**Work required:**
Skip any picture you find and retype all the remaining lines exactly.

**Supplied data:**
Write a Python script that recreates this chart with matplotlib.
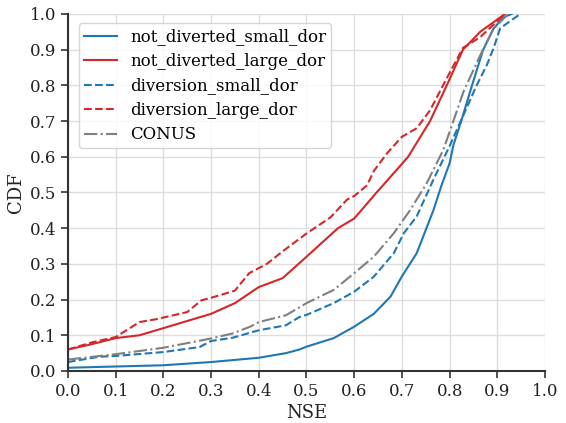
import matplotlib
matplotlib.use("Agg")
import matplotlib.pyplot as plt

# not_diverted_small_dor
nds_x = [0.0, 0.2, 0.3, 0.4, 0.457, 0.485, 0.5, 0.557, 0.6, 0.641, 0.676, 0.7, 0.731, 0.766, 0.783, 0.8, 0.808, 0.825, 0.846, 0.870, 0.892, 0.913, 0.93]
nds_y = [0.009, 0.016, 0.025, 0.037, 0.05, 0.06, 0.068, 0.092, 0.124, 0.16, 0.208, 0.265, 0.33, 0.45, 0.52, 0.582, 0.633, 0.703, 0.796, 0.899, 0.959, 0.991, 1.0]

# not_diverted_large_dor
ndl_x = [0.0, 0.05, 0.1, 0.15, 0.2, 0.25, 0.3, 0.35, 0.4, 0.45, 0.5, 0.566, 0.6, 0.647, 0.7, 0.713, 0.759, 0.794, 0.828, 0.864, 0.916]
ndl_y = [0.06, 0.075, 0.092, 0.10, 0.12, 0.14, 0.16, 0.19, 0.235, 0.26, 0.32, 0.40, 0.427, 0.5, 0.58, 0.6, 0.7, 0.8, 0.9, 0.95, 1.0]

# diversion_small_dor
ds_x = [0.0, 0.066, 0.1, 0.2, 0.276, 0.3, 0.345, 0.4, 0.457, 0.485, 0.5, 0.557, 0.6, 0.641, 0.683, 0.704, 0.731, 0.766, 0.8, 0.829, 0.857, 0.878, 0.892, 0.906, 0.948]
ds_y = [0.025, 0.04, 0.042, 0.053, 0.067, 0.084, 0.093, 0.114, 0.128, 0.151, 0.157, 0.19, 0.222, 0.264, 0.33, 0.386, 0.433, 0.536, 0.63, 0.717, 0.801, 0.857, 0.904, 0.96, 1.0]

# diversion_large_dor
dl_x = [0.0, 0.05, 0.1, 0.15, 0.185, 0.25, 0.28, 0.3, 0.35, 0.38, 0.417, 0.45, 0.5, 0.55, 0.585, 0.6, 0.627, 0.641, 0.669, 0.7, 0.731, 0.759, 0.794, 0.828, 0.864, 0.892, 0.916]
dl_y = [0.06, 0.08, 0.095, 0.137, 0.145, 0.165, 0.198, 0.205, 0.225, 0.274, 0.30, 0.335, 0.385, 0.43, 0.48, 0.49, 0.52, 0.56, 0.61, 0.656, 0.68, 0.73, 0.82, 0.905, 0.935, 0.97, 1.0]

# CONUS
c_x = [0.0, 0.1, 0.2, 0.3, 0.345, 0.382, 0.4, 0.457, 0.5, 0.557, 0.6, 0.641, 0.683, 0.717, 0.752, 0.787, 0.829, 0.864, 0.892, 0.92]
c_y = [0.032, 0.047, 0.065, 0.091, 0.105, 0.124, 0.137, 0.156, 0.19, 0.227, 0.274, 0.32, 0.386, 0.45, 0.526, 0.62, 0.782, 0.884, 0.959, 0.996]

ticks = [0.0, 0.1, 0.2, 0.3, 0.4, 0.5, 0.6, 0.7, 0.8, 0.9, 1.0]

plt.rcParams['font.family'] = ['DejaVu Serif']
fig = plt.figure(figsize=(5.66, 4.23), dpi=100)
ax = fig.add_axes([0.120, 0.123, 0.843, 0.844])

blue = '#1f77b4'
red = '#d62728'
ax.plot(nds_x, nds_y, color=blue, lw=1.5, ls='-', label='not_diverted_small_dor')
ax.plot(ndl_x, ndl_y, color=red, lw=1.5, ls='-', label='not_diverted_large_dor')
ax.plot(ds_x, ds_y, color=blue, lw=1.5, ls='--', label='diversion_small_dor')
ax.plot(dl_x, dl_y, color=red, lw=1.5, ls='--', label='diversion_large_dor')
ax.plot(c_x, c_y, color='gray', lw=1.5, ls='-.', label='CONUS')

ax.set_xlim(0, 1)
ax.set_ylim(0, 1)
ax.set_xticks(ticks)
ax.set_yticks(ticks)
ax.set_xticklabels([f'{t:.1f}' for t in ticks])
ax.set_yticklabels([f'{t:.1f}' for t in ticks])
ax.grid(True, color='#dddddd', lw=1.0)
ax.set_axisbelow(True)
for s in ['top', 'right']:
    ax.spines[s].set_visible(False)
for s in ['left', 'bottom']:
    ax.spines[s].set_color('#333333')
    ax.spines[s].set_linewidth(1.5)
ax.tick_params(direction='out', length=5, width=1.2, color='#333333', labelsize=12, labelcolor='#222222')
ax.set_xlabel('NSE', fontsize=13, color='#222222', labelpad=3)
ax.set_ylabel('CDF', fontsize=13, color='#222222', labelpad=3)
leg = ax.legend(loc='upper left', fontsize=12, frameon=True, fancybox=True, edgecolor='#cccccc',
                framealpha=0.8, bbox_to_anchor=(0.005, 0.997), borderpad=0.3, labelspacing=0.45)
fig.savefig('out.png', dpi=100)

**Expected output:**
Write a Python script that recreates this chart with matplotlib.
import matplotlib
matplotlib.use("Agg")
import matplotlib.pyplot as plt

# not_diverted_small_dor
nds_x = [0.0, 0.2, 0.3, 0.4, 0.457, 0.485, 0.5, 0.557, 0.6, 0.641, 0.676, 0.7, 0.731, 0.766, 0.783, 0.8, 0.808, 0.825, 0.846, 0.870, 0.892, 0.913, 0.93]
nds_y = [0.009, 0.016, 0.025, 0.037, 0.05, 0.06, 0.068, 0.092, 0.124, 0.16, 0.208, 0.265, 0.33, 0.45, 0.52, 0.582, 0.633, 0.703, 0.796, 0.899, 0.959, 0.991, 1.0]

# not_diverted_large_dor
ndl_x = [0.0, 0.05, 0.1, 0.15, 0.2, 0.25, 0.3, 0.35, 0.4, 0.45, 0.5, 0.566, 0.6, 0.647, 0.7, 0.713, 0.759, 0.794, 0.828, 0.864, 0.916]
ndl_y = [0.06, 0.075, 0.092, 0.10, 0.12, 0.14, 0.16, 0.19, 0.235, 0.26, 0.32, 0.40, 0.427, 0.5, 0.58, 0.6, 0.7, 0.8, 0.9, 0.95, 1.0]

# diversion_small_dor
ds_x = [0.0, 0.066, 0.1, 0.2, 0.276, 0.3, 0.345, 0.4, 0.457, 0.485, 0.5, 0.557, 0.6, 0.641, 0.683, 0.704, 0.731, 0.766, 0.8, 0.829, 0.857, 0.878, 0.892, 0.906, 0.948]
ds_y = [0.025, 0.04, 0.042, 0.053, 0.067, 0.084, 0.093, 0.114, 0.128, 0.151, 0.157, 0.19, 0.222, 0.264, 0.33, 0.386, 0.433, 0.536, 0.63, 0.717, 0.801, 0.857, 0.904, 0.96, 1.0]

# diversion_large_dor
dl_x = [0.0, 0.05, 0.1, 0.15, 0.185, 0.25, 0.28, 0.3, 0.35, 0.38, 0.417, 0.45, 0.5, 0.55, 0.585, 0.6, 0.627, 0.641, 0.669, 0.7, 0.731, 0.759, 0.794, 0.828, 0.864, 0.892, 0.916]
dl_y = [0.06, 0.08, 0.095, 0.137, 0.145, 0.165, 0.198, 0.205, 0.225, 0.274, 0.30, 0.335, 0.385, 0.43, 0.48, 0.49, 0.52, 0.56, 0.61, 0.656, 0.68, 0.73, 0.82, 0.905, 0.935, 0.97, 1.0]

# CONUS
c_x = [0.0, 0.1, 0.2, 0.3, 0.345, 0.382, 0.4, 0.457, 0.5, 0.557, 0.6, 0.641, 0.683, 0.717, 0.752, 0.787, 0.829, 0.864, 0.892, 0.92]
c_y = [0.032, 0.047, 0.065, 0.091, 0.105, 0.124, 0.137, 0.156, 0.19, 0.227, 0.274, 0.32, 0.386, 0.45, 0.526, 0.62, 0.782, 0.884, 0.959, 0.996]

ticks = [0.0, 0.1, 0.2, 0.3, 0.4, 0.5, 0.6, 0.7, 0.8, 0.9, 1.0]

plt.rcParams['font.family'] = ['DejaVu Serif']
fig = plt.figure(figsize=(5.66, 4.23), dpi=100)
ax = fig.add_axes([0.120, 0.123, 0.843, 0.844])

blue = '#1f77b4'
red = '#d62728'
ax.plot(nds_x, nds_y, color=blue, lw=1.5, ls='-', label='not_diverted_small_dor')
ax.plot(ndl_x, ndl_y, color=red, lw=1.5, ls='-', label='not_diverted_large_dor')
ax.plot(ds_x, ds_y, color=blue, lw=1.5, ls='--', label='diversion_small_dor')
ax.plot(dl_x, dl_y, color=red, lw=1.5, ls='--', label='diversion_large_dor')
ax.plot(c_x, c_y, color='gray', lw=1.5, ls='-.', label='CONUS')

ax.set_xlim(0, 1)
ax.set_ylim(0, 1)
ax.set_xticks(ticks)
ax.set_yticks(ticks)
ax.set_xticklabels([f'{t:.1f}' for t in ticks])
ax.set_yticklabels([f'{t:.1f}' for t in ticks])
ax.grid(True, color='#dddddd', lw=1.0)
ax.set_axisbelow(True)
for s in ['top', 'right']:
    ax.spines[s].set_visible(False)
for s in ['left', 'bottom']:
    ax.spines[s].set_color('#333333')
    ax.spines[s].set_linewidth(1.5)
ax.tick_params(direction='out', length=5, width=1.2, color='#333333', labelsize=12, labelcolor='#222222')
ax.set_xlabel('NSE', fontsize=13, color='#222222', labelpad=3)
ax.set_ylabel('CDF', fontsize=13, color='#222222', labelpad=3)
leg = ax.legend(loc='upper left', fontsize=12, frameon=True, fancybox=True, edgecolor='#cccccc',
                framealpha=0.8, bbox_to_anchor=(0.005, 0.997), borderpad=0.3, labelspacing=0.45)
fig.savefig('out.png', dpi=100)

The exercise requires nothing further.